Tag Archives: Gulf War

“Some Reflections on War and Peace” by Umberto Eco

TurningBackTheClock

While in Paris this past spring, I visited the famous Shakespeare and Co. bookstore. While I was there I purchased a copy of Umberto Eco’s Turning Back the Clock: Hot Wars and Media Populism. I began reading it the other day, fully expecting that I would read through the book and then write a review of it. I discovered that the book is actually a collection of essays written by Eco and after reading the first one realized that my original plan would not do this book justice. Hence, I decided to write individual blog posts specific to essays in the book.

“Some Reflections on War and Peace” is the first essay and it explores what Eco sees as the two types of warfare: paleowar, which is traditional war fought on a defined front against a clear enemy; and neowar, which is war where the identity of the enemy is uncertain and there is no front.

Eco asserts that the first Gulf War marked the advent of neowar and a shift in the general psychology and public view of warfare. It was no longer acceptable to simply wipe out an enemy, regardless of collateral damage. Global media has increased public sensitivity to war and the casualties associated with it.

The Gulf War established two principles: (1) none of our men should die and (2) as few enemies as possible should be killed. Regarding the death of our adversaries we saw some hypocrisy, because a great number of Iraqis died in the desert, but the very fact that no one emphasized this detail is an interesting sign. In any case neowarfare typically tries to avoid killing civilians, because if you kill too many of them, you run the risk of condemnation by the international media.

Hence the employment and celebration of smart bombs. After fifty years of peace due to the cold war, such sensitivity might strike many young people as normal, but can you imagine this attitude in the years when V1s were destroying London and Allied bombs were razing Dresden?

(Turning Back the Clock: pp. 14 – 15)

Eco seems very critical regarding media’s role regarding neowar. He uses 9/11 as a prime example. In this case, the media actually aided bin Laden in achieving his goals, which is to spread fear and uncertainty.

Bin Laden’s aim was to impress world public opinion with that image, and accordingly mass media talked about it, showed the dramatic rescue operations, the evacuations, and the mutilated skyline of Manhattan. Did they have to repeat this news item every day, for at least a month, with photographs, film clips, and the endless eyewitness reports, broadcasting over and over the images of that wound before the eyes of all? It is hard to give an answer. Sales of newspapers with those photos went up, television channels that offered continuous repeats of those film clips enjoyed improved ratings, the public wanted to see those terrible scenes replayed, perhaps to feed its indignation, perhaps sometimes to indulge an unconscious sadism.

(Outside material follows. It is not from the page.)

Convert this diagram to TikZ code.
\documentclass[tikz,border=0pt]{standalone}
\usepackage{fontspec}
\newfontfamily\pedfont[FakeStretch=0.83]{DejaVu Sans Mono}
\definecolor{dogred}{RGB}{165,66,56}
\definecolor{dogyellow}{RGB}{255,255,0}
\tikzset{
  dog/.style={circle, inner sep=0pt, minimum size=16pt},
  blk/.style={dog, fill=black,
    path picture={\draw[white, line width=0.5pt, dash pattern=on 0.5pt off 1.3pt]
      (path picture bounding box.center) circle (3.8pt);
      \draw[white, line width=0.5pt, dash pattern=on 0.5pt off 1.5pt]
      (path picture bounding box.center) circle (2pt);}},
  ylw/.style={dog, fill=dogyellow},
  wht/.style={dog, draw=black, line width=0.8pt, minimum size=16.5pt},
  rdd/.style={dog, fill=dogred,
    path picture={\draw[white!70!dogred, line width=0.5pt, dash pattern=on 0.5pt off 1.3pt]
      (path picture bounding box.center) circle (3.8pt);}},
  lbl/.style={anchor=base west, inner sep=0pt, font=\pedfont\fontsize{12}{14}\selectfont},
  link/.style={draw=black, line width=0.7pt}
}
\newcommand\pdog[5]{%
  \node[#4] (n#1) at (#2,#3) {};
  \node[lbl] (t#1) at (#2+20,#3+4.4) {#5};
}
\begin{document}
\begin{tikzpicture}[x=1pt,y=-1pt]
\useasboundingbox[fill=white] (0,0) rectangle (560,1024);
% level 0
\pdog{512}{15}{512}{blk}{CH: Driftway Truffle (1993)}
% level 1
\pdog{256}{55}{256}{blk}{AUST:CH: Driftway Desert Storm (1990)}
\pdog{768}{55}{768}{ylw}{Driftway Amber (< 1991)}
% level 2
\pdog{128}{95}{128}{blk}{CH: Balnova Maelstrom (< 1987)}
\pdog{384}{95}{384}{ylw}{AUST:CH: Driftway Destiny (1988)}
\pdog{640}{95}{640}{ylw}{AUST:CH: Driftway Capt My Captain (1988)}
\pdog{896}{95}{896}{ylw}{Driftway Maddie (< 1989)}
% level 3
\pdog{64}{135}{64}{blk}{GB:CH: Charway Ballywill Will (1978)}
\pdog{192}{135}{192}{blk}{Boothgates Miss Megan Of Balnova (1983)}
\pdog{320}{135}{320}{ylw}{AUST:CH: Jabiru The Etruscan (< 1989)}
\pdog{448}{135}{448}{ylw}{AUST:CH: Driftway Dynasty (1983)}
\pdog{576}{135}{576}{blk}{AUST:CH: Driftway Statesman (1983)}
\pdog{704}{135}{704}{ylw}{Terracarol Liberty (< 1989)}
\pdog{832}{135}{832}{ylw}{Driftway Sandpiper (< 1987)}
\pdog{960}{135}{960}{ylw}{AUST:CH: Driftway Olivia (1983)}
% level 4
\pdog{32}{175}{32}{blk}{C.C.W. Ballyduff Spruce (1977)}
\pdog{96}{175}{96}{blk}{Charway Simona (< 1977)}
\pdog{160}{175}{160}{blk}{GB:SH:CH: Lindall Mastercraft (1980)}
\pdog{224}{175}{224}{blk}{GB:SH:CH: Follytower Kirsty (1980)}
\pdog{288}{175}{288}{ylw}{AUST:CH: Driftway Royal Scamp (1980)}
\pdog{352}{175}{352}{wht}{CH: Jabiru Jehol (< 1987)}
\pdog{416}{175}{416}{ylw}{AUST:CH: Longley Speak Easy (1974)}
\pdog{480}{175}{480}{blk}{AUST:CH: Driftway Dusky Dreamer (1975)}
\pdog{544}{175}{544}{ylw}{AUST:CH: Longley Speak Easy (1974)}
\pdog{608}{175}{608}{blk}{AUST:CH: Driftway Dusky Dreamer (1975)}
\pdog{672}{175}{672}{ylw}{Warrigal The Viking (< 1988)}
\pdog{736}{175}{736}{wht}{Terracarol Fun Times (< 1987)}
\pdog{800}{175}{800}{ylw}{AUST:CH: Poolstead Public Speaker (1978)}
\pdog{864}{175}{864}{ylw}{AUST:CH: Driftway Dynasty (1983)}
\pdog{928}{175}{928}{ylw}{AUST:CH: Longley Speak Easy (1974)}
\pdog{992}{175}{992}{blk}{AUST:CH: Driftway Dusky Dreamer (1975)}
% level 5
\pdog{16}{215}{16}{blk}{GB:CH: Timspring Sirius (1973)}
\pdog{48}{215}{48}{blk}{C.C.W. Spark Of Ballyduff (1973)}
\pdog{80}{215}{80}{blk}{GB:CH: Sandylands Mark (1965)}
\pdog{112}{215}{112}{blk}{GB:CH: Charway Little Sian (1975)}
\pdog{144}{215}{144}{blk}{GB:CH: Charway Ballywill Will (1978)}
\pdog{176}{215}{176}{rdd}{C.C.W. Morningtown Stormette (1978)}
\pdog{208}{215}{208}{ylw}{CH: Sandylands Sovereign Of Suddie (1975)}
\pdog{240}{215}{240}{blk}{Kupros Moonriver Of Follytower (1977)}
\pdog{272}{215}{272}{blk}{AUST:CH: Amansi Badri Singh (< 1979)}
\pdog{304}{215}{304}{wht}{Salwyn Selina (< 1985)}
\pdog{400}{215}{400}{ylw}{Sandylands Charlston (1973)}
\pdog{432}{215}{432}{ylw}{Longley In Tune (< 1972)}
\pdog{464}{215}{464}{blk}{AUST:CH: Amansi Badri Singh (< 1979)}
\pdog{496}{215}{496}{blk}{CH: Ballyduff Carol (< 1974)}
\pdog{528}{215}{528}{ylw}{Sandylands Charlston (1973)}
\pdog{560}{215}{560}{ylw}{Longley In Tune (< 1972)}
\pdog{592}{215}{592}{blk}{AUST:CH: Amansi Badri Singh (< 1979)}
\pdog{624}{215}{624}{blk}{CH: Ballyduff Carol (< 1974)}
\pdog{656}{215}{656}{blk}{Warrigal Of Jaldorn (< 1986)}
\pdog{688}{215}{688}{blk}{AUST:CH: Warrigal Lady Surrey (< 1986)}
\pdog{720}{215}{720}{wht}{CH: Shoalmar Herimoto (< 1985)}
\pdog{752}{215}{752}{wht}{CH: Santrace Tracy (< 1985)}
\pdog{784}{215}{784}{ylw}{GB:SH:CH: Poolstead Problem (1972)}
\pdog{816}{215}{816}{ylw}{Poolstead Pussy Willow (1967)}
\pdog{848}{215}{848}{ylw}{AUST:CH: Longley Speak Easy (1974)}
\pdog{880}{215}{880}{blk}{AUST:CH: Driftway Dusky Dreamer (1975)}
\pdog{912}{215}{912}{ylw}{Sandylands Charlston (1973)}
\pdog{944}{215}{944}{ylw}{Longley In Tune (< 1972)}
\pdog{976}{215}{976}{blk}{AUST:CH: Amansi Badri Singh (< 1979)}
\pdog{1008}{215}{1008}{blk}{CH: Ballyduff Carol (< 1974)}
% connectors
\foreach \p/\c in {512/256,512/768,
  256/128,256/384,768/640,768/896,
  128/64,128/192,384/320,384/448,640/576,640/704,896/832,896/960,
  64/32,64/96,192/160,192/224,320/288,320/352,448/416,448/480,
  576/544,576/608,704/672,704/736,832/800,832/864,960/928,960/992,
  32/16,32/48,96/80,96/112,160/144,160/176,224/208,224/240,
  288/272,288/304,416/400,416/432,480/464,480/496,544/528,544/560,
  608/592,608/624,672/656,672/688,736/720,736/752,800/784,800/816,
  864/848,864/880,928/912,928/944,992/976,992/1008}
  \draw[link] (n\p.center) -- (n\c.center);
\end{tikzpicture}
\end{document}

Maybe it was impossible to do otherwise, but the fact remains that in this way the media gave bin Laden billions of dollars’ worth of free publicity, showing every day the images he had created, sowing bewilderment among Westerners, and giving fundamentalist supporters a reason for pride.

(ibid: p. 18)

Eco makes another astute observation regarding how media influences the public’s opinion regarding war. People in the West often side with a group not because they believe in a cause, but because they oppose war as it is being presented via international media. A perfect example of this is the Israeli – Palestinian conflict. One could argue that many Palestinian supporters side with them not because they agree with their ideology, but because they feel a sense of outrage at the images which they are exposed to.

Within the ranks of the West, pro-Islamic groups would be formed not out of faith but out of opposition to the war, and new sects would arise that reject the West, Ghandians who would put down their tools and refuse to collaborate with their governments, fanatics like the Davidians in Waco who (without being Muslims) would unleash terror campaigns to purify the corrupt Western world. In the streets of Europe, processions would form of desperate, passive supplicants waiting for the Apocalypse.

(ibid: p. 25)

The later part of the essay deals with the possibility of peace on a global scale. Eco is not optimistic. He asserts that conflict is part of human nature, and while we would like to envision a return to a peaceful state, mirroring that of the Edenic state, the sad fact is that humans have never enjoyed a prolonged state of peace.

I don’t believe that on this earth men, who are wolves preying on their fellow men, will attain global peace. Basically, Fukuyama was thinking about this peace with his idea of the end of history, but recent events have shown that history repeats itself, and always in the form of conflict.

(ibid: p. 29)

While this view of war and peace seems dismal, Eco ends the essay on a note of optimism. While global peace may never be possible, peace on a local level is certainly within our grasp. And I would augment this by asserting that if enough people worked towards local harmony, this could have a rippling effect across a wider plane.

Our only hope is to work on local peace.